É de conhecimento que as tempestades que castigaram o sul do país são resultado das mudanças climáticas. E por mais que os acontecimentos já fossem esperados, a criação de um planejamento adequado poderia minimizar os efeitos das enchentes. Hoje sabemos que os alertas meteorológicos não foram devidamente comunicados às pessoas, e os sistemas de emergência se mostraram ineficientes. Muito menos houve um plano de evacuação organizado para evitar o caos e diminuir o sofrimento dos habitantes atingidos.
De fato, não há muito o que fazer para combater desastres naturais dessa escala, afinal estamos falando da força da mãe natureza e, diante dela, somos impotentes. Isso não justifica a falta de iniciativa e a indiferença das autoridades públicas diante das informações declaradas por especialistas ambientais no projeto “Brasil 2040: cenários e alternativas de adaptação à mudança do clima”. Composto por diversos relatórios, o material foi encomendado por Dilma Rousseff em 2014, mas foi suspenso no ano seguinte e abandonado, sem receber a devida importância pelo Planalto.
Claro que, no país do samba, produzir relatório é simplesmente seguir protocolo, tipo para mostrar profissionalismo e “seriedade” ou, então, para justificar a existência de uma liderança, e este é o ponto que quero destacar: o descaso das autoridades públicas diante da responsabilidade em assegurar o bem-estar, a integridade e a segurança da população.
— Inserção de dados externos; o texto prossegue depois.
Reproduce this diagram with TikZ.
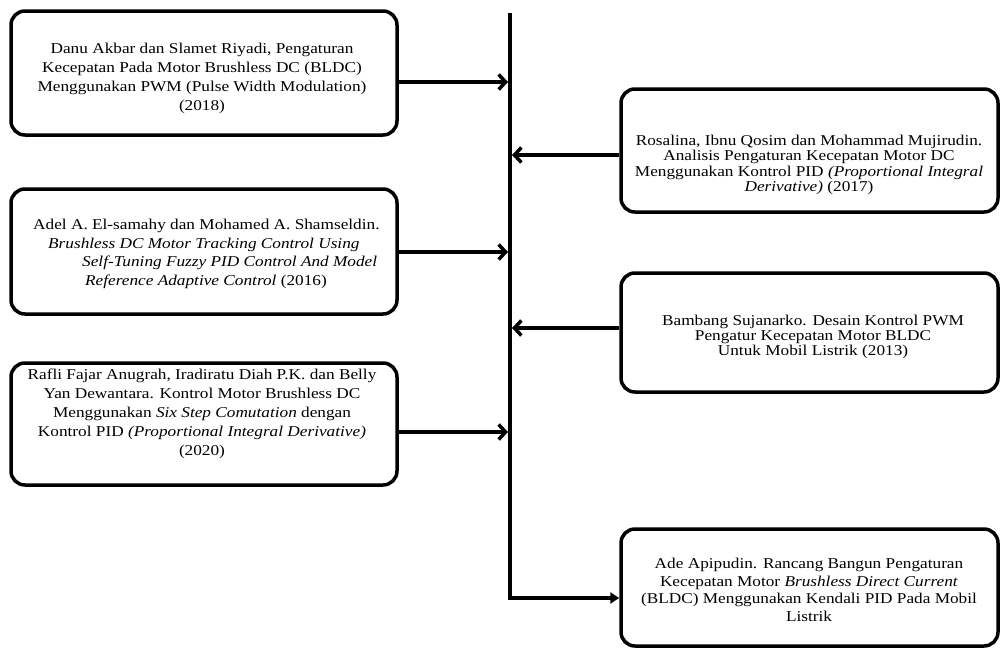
\documentclass[tikz,border=0pt]{standalone}
\usepackage{fontspec}
\setmainfont{Liberation Serif}[FakeStretch=1.15]
\usetikzlibrary{arrows.meta}
\begin{document}
\begin{tikzpicture}[x=1pt,y=-1pt,
  box/.style={draw,line width=3.5pt,rounded corners=14pt,inner sep=0pt},
  lbox/.style={box,minimum width=386pt},
  rbox/.style={box,minimum width=377pt},
  txt/.style={align=center,inner sep=0pt},
  conn/.style={line width=3.5pt,-{Straight Barb[length=7pt,width=15pt]}},
  spine/.style={line width=4pt,-{Triangle[length=9pt,width=11pt]}},
]
\useasboundingbox (0,0) rectangle (1001,651);
% boxes
\node[lbox,minimum height=124pt] (b1) at (204,73) {};
\node[rbox,minimum height=123pt] (b2) at (809.5,150.5) {};
\node[lbox,minimum height=125pt] (b3) at (204,251.5) {};
\node[rbox,minimum height=119pt] (b4) at (809.5,332.5) {};
\node[lbox,minimum height=122pt] (b5) at (204,424) {};
\node[rbox,minimum height=117pt] (b6) at (809.5,587.5) {};
% texts
\node[txt,font=\fontsize{15}{19}\selectfont] (t1) at (202,78.5) {Danu Akbar dan Slamet Riyadi, Pengaturan\\Kecepatan Pada Motor Brushless DC (BLDC)\\Menggunakan PWM (Pulse Width Modulation)\\(2018)};
\node[txt,font=\fontsize{15}{15.5}\selectfont] (t2) at (809,165) {Rosalina, Ibnu Qosim dan Mohammad Mujirudin.\\Analisis Pengaturan Kecepatan Motor DC\\Menggunakan Kontrol PID \textit{(Proportional Integral}\\\textit{Derivative)} (2017)};
\node[txt,align=left,anchor=west,font=\fontsize{15}{18.5}\selectfont] (t3) at (33,254) {Adel A. El-samahy dan Mohamed A. Shamseldin.\\\hspace*{15pt}\textit{Brushless DC Motor Tracking Control Using}\\\hspace*{49pt}\textit{Self-Tuning Fuzzy PID Control And Model}\\\hspace*{52pt}\textit{Reference Adaptive Control} (2016)};
\node[txt,font=\fontsize{15}{15}\selectfont] (t4) at (813,337) {Bambang Sujanarko. Desain Kontrol PWM\\Pengatur Kecepatan Motor BLDC\\Untuk Mobil Listrik (2013)};
\node[txt,font=\fontsize{15}{19}\selectfont] (t5) at (202,414) {Rafli Fajar Anugrah, Iradiratu Diah P.K. dan Belly\\Yan Dewantara. Kontrol Motor Brushless DC\\Menggunakan \textit{Six Step Comutation} dengan\\Kontrol PID \textit{(Proportional Integral Derivative)}\\(2020)};
\node[txt,font=\fontsize{15}{17.5}\selectfont] (t6) at (809,590) {Ade Apipudin. Rancang Bangun Pengaturan\\Kecepatan Motor \textit{Brushless Direct Current}\\(BLDC) Menggunakan Kendali PID Pada Mobil\\Listrik};
% spine
\coordinate (top) at (510,13);
\coordinate (bot) at (510,598);
\draw[spine] (top) -- (bot) -- (b6.west |- bot);
% connectors
\coordinate (j1) at (508,82);
\coordinate (j2) at (512,155);
\coordinate (j3) at (508,252);
\coordinate (j4) at (512,328);
\coordinate (j5) at (508,432);
\draw[conn] (b1.east |- j1) -- (j1);
\draw[conn] (b2.west |- j2) -- (j2);
\draw[conn] (b3.east |- j3) -- (j3);
\draw[conn] (b4.west |- j4) -- (j4);
\draw[conn] (b5.east |- j5) -- (j5);
\end{tikzpicture}
\end{document}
O projeto Brasil 2040 alertava sobre diversos fenômenos naturais que, de fato, estão ocorrendo ao redor do país, como colapso de hidrelétricas, elevação do nível do mar, falta d’água no Sudeste, piora das secas no Nordeste e aumento das chuvas no Sul. Ou seja, as enchentes estavam previstas há 10 anos e, mesmo assim, nada foi feito para mitigar as sequelas da catástrofe! Ao contrário, o governador Eduardo Leite alterou 480 pontos do Código Ambiental do estado no ano de 2019 e as leis ambientais continuam sendo diminuídas em prol de políticas para beneficiar o agronegócio.
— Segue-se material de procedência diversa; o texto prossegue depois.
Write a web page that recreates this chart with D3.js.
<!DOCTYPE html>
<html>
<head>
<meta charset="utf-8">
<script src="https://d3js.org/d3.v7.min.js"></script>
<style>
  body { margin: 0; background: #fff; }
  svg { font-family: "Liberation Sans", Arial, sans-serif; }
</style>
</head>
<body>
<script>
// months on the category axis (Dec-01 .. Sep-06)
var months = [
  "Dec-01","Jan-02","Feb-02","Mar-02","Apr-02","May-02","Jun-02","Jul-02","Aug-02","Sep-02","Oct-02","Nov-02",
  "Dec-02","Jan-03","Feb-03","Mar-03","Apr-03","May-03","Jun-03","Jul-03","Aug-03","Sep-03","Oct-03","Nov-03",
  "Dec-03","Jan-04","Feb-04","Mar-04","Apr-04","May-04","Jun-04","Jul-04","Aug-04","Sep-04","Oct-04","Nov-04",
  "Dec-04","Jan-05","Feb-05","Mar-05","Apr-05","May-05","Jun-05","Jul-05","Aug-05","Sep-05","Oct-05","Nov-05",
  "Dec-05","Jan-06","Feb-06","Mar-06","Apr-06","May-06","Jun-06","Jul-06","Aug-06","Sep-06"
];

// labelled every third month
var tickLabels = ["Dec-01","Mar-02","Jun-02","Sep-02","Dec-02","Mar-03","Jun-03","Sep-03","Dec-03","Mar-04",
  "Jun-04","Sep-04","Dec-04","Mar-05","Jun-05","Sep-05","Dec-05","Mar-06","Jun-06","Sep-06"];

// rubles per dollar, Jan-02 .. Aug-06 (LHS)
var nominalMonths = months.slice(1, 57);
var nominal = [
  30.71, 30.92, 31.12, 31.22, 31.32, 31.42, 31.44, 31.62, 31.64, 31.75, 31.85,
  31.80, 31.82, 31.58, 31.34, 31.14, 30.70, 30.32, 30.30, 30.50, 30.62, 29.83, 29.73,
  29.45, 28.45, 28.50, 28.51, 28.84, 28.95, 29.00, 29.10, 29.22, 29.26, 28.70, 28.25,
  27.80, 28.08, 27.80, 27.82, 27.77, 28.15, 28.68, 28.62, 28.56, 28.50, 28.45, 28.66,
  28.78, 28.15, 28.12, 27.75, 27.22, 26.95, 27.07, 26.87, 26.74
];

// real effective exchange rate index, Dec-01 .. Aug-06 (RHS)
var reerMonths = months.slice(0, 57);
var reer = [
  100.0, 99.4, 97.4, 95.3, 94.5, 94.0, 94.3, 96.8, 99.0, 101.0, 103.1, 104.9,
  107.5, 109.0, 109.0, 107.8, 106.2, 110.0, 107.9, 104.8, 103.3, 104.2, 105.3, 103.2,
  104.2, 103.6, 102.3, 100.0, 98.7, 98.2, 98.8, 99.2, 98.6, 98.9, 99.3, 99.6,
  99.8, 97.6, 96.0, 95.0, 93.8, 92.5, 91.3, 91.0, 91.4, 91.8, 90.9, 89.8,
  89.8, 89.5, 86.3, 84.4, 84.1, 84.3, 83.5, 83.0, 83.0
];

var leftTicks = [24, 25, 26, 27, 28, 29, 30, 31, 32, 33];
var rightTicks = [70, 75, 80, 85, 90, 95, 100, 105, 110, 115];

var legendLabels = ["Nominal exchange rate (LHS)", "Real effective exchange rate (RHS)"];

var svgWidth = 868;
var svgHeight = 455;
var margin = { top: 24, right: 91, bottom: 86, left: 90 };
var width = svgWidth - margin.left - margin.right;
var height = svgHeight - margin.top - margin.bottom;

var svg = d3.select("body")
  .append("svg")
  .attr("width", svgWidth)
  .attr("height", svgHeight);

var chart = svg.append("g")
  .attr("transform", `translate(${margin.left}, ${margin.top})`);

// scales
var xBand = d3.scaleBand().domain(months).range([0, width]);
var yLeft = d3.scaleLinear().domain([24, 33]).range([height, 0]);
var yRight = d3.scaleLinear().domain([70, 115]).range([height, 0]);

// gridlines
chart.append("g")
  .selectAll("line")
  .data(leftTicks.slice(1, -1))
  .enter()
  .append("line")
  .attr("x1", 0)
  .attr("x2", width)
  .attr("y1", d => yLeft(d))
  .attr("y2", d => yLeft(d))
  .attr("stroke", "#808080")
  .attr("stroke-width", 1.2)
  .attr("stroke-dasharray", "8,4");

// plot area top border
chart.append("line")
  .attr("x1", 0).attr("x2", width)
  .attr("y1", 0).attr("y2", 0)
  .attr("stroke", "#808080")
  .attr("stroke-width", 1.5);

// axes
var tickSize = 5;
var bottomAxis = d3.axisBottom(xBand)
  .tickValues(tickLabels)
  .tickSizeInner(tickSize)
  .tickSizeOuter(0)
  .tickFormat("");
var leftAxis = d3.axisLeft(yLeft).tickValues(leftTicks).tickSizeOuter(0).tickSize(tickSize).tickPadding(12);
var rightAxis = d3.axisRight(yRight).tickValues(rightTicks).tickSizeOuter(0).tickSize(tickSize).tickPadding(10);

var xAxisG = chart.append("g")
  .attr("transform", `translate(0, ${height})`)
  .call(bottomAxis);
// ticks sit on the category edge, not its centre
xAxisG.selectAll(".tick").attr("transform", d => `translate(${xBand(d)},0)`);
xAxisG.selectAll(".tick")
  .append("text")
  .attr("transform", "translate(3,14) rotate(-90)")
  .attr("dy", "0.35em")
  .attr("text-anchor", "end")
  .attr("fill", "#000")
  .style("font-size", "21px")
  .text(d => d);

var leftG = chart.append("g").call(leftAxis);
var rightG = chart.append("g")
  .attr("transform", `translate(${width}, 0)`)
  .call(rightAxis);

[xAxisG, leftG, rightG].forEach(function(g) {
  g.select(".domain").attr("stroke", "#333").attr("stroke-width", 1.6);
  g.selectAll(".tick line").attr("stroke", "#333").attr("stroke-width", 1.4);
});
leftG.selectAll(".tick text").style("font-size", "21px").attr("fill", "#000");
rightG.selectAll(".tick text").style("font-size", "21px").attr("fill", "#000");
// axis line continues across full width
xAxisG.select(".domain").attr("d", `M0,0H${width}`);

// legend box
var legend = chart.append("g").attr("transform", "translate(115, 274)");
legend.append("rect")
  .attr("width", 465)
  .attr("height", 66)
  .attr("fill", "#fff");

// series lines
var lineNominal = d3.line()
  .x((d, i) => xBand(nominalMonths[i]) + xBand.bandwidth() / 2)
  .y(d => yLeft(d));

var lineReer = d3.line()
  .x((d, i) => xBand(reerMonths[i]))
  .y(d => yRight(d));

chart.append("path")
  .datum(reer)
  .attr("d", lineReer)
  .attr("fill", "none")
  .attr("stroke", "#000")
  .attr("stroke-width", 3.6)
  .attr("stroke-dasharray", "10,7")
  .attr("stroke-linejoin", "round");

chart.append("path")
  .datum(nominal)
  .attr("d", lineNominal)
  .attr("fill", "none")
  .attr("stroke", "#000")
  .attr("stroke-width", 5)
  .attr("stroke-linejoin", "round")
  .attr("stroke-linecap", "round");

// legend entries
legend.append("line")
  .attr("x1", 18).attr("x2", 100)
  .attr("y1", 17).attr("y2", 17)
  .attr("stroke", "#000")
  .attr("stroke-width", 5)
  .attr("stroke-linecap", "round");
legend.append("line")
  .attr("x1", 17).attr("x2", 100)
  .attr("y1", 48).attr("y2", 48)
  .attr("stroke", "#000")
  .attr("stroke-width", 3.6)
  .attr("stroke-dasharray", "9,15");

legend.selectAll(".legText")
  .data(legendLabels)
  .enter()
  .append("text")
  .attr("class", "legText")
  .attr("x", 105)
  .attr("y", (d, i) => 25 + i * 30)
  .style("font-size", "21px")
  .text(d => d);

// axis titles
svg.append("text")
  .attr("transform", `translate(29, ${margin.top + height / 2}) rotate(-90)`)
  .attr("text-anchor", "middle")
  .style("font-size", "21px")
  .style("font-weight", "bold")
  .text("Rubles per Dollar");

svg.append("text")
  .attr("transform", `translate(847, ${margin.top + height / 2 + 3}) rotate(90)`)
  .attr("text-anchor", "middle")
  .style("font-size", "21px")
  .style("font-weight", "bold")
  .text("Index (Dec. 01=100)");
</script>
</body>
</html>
Como consequência da ausência de ações preventivas e de um sistema de resposta eficaz e de acolhimento nesse momento tão crítico, a população vivencia uma crescente descrença na raça humana e nas instituições públicas. Sentimento que foi constatado ao acompanharmos a repercussão dos resgates dos animais domésticos nos noticiários e redes sociais. Eles provocaram verdadeira comoção, muito mais do que o sofrimento humano.
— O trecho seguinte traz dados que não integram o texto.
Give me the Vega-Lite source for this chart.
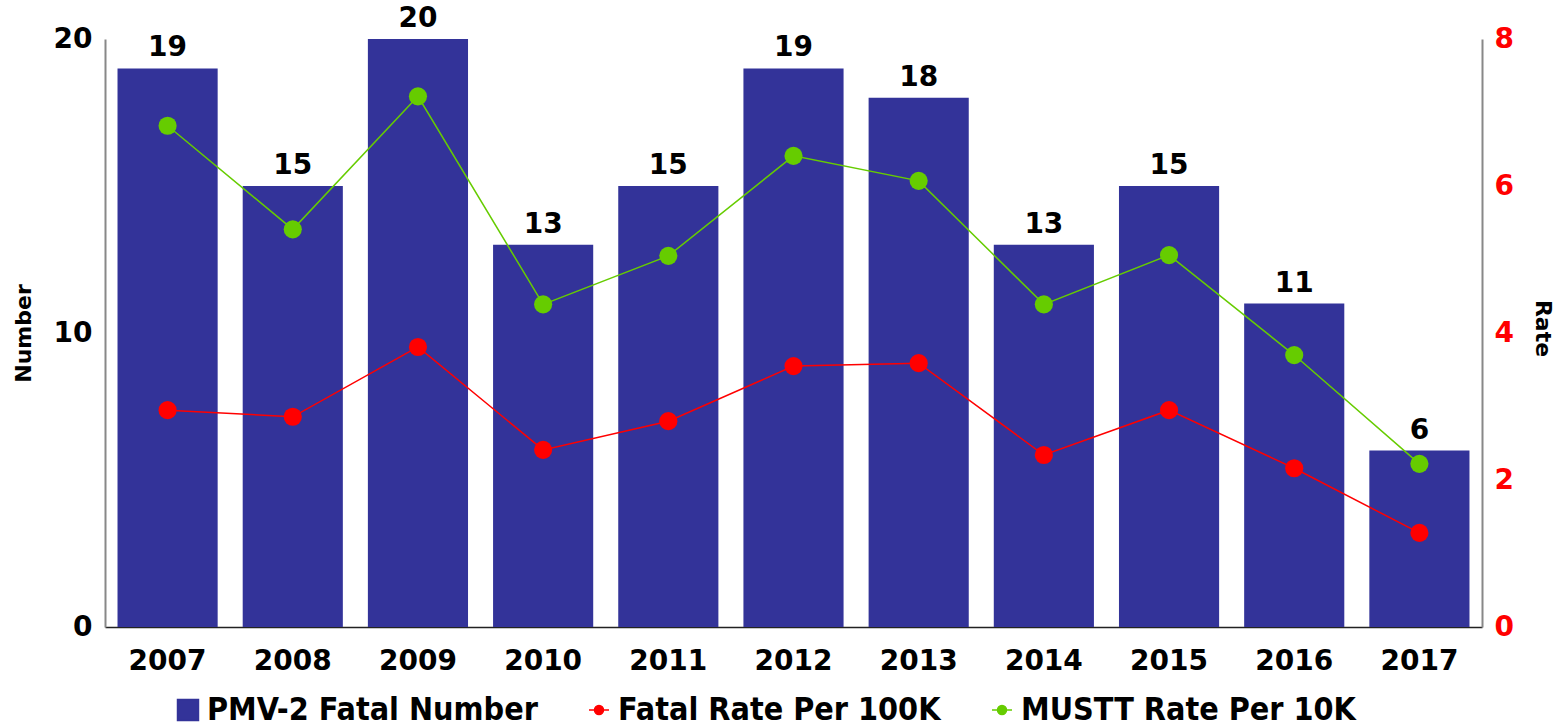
{
  "$schema": "https://vega.github.io/schema/vega-lite/v6.json",
  "autosize": "none",
  "width": 1377,
  "height": 588,
  "padding": {"left": 105, "top": 39, "right": 74, "bottom": 100},
  "background": "white",
  "config": {
    "view": {"stroke": null},
    "font": "DejaVu Sans",
    "axis": {"grid": false, "ticks": false, "labelFont": "DejaVu Sans", "labelFontWeight": "bold", "labelFontSize": 28, "labelColor": "black", "titleFont": "DejaVu Sans", "titleFontWeight": "bold", "titleFontSize": 22, "titleColor": "black"},
    "legend": {"title": null, "orient": "none", "legendX": 67, "legendY": 655, "direction": "horizontal", "columns": 3,
      "labelFont": "DejaVu Sans Condensed", "labelFontWeight": "bold", "labelFontSize": 32, "labelColor": "black", "labelLimit": 700,
      "symbolSize": 440, "columnPadding": 45, "labelOffset": 3}
  },
  "data": {
    "values": [
      {"Year": "2007", "Number": 19, "Fatal Rate Per 100K": 2.95, "MUSTT Rate Per 10K": 6.82},
      {"Year": "2008", "Number": 15, "Fatal Rate Per 100K": 2.86, "MUSTT Rate Per 10K": 5.41},
      {"Year": "2009", "Number": 20, "Fatal Rate Per 100K": 3.81, "MUSTT Rate Per 10K": 7.22},
      {"Year": "2010", "Number": 13, "Fatal Rate Per 100K": 2.41, "MUSTT Rate Per 10K": 4.39},
      {"Year": "2011", "Number": 15, "Fatal Rate Per 100K": 2.8, "MUSTT Rate Per 10K": 5.05},
      {"Year": "2012", "Number": 19, "Fatal Rate Per 100K": 3.55, "MUSTT Rate Per 10K": 6.41},
      {"Year": "2013", "Number": 18, "Fatal Rate Per 100K": 3.59, "MUSTT Rate Per 10K": 6.07},
      {"Year": "2014", "Number": 13, "Fatal Rate Per 100K": 2.34, "MUSTT Rate Per 10K": 4.39},
      {"Year": "2015", "Number": 15, "Fatal Rate Per 100K": 2.95, "MUSTT Rate Per 10K": 5.06},
      {"Year": "2016", "Number": 11, "Fatal Rate Per 100K": 2.16, "MUSTT Rate Per 10K": 3.7},
      {"Year": "2017", "Number": 6, "Fatal Rate Per 100K": 1.28, "MUSTT Rate Per 10K": 2.22}
    ]
  },
  "encoding": {
    "x": {"field": "Year", "type": "ordinal", "scale": {"paddingInner": 0.2, "paddingOuter": 0.1},
      "axis": {"title": null, "labelAngle": 0, "labelPadding": 20, "domainColor": "#222222", "domainWidth": 1.5}}
  },
  "layer": [
    {
      "encoding": {
        "y": {"field": "Number", "type": "quantitative", "scale": {"domain": [0, 20]},
          "axis": {"values": [0, 10, 20], "title": "Number", "labelPadding": 13, "domainColor": "#888888", "domainWidth": 2,
            "titleAngle": -90, "titleX": -82, "titleY": 294, "titleAlign": "center", "titleBaseline": "middle"}}
      },
      "layer": [
        {"mark": {"type": "bar"},
         "encoding": {"color": {"datum": "PMV-2 Fatal Number", "type": "nominal",
            "scale": {"domain": ["PMV-2 Fatal Number", "Fatal Rate Per 100K", "MUSTT Rate Per 10K"], "range": ["#333399", "#FF0000", "#66CC00"]},
            "legend": {"title": null,
              "encode": {"symbols": {"update": {
                "shape": {"signal": "datum.value === 'PMV-2 Fatal Number' ? 'square' : 'M-1,0L1,0M-0.45,0A0.45,0.45,0,1,0,0.45,0A0.45,0.45,0,1,0,-0.45,0Z'"},
                "size": {"signal": "datum.value === 'PMV-2 Fatal Number' ? 440 : 400"},
                "fill": {"scale": "color", "field": "value"},
                "stroke": {"scale": "color", "field": "value"},
                "strokeWidth": {"value": 1.5},
                "opacity": {"value": 1},
                "fillOpacity": {"value": 1}
              }}}}}}},
        {"mark": {"type": "text", "baseline": "bottom", "dy": -6, "fontSize": 28, "fontWeight": "bold", "color": "black"},
         "encoding": {"text": {"field": "Number", "type": "quantitative"}}}
      ]
    },
    {
      "transform": [{"fold": ["Fatal Rate Per 100K", "MUSTT Rate Per 10K"], "as": ["Series", "Rate"]}],
      "mark": {"type": "line", "strokeWidth": 1.5, "point": {"filled": true, "size": 330, "opacity": 1}},
      "encoding": {
        "y": {"field": "Rate", "type": "quantitative", "scale": {"domain": [0, 8]},
          "axis": {"orient": "right", "values": [0, 2, 4, 6, 8], "title": "Rate", "labelColor": "#FF0000", "labelPadding": 12, "domainColor": "#888888", "domainWidth": 2,
            "titleAngle": 90, "titleX": 60, "titleY": 289, "titleAlign": "center", "titleBaseline": "middle"}},
        "color": {"field": "Series", "type": "nominal", "legend": {"title": null}}
      }
    }
  ],
  "resolve": {"scale": {"y": "independent"}}
}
No caso específico de resgate de animais, teve até apelo público para salvar o cavalo Caramelo, que ficou ilhado sobre telhado de uma casa por quatro dias. Claro que eles merecem todo nosso respeito e compaixão, como todo ser vivo que habita este planeta, porém, tudo indica que o ser humano está cada dia mais descrente em seus semelhantes da mesma espécie. Se continuarmos nesse movimento, estamos dando adeus à raça humana e no futuro cada um seguirá sozinho e isolado.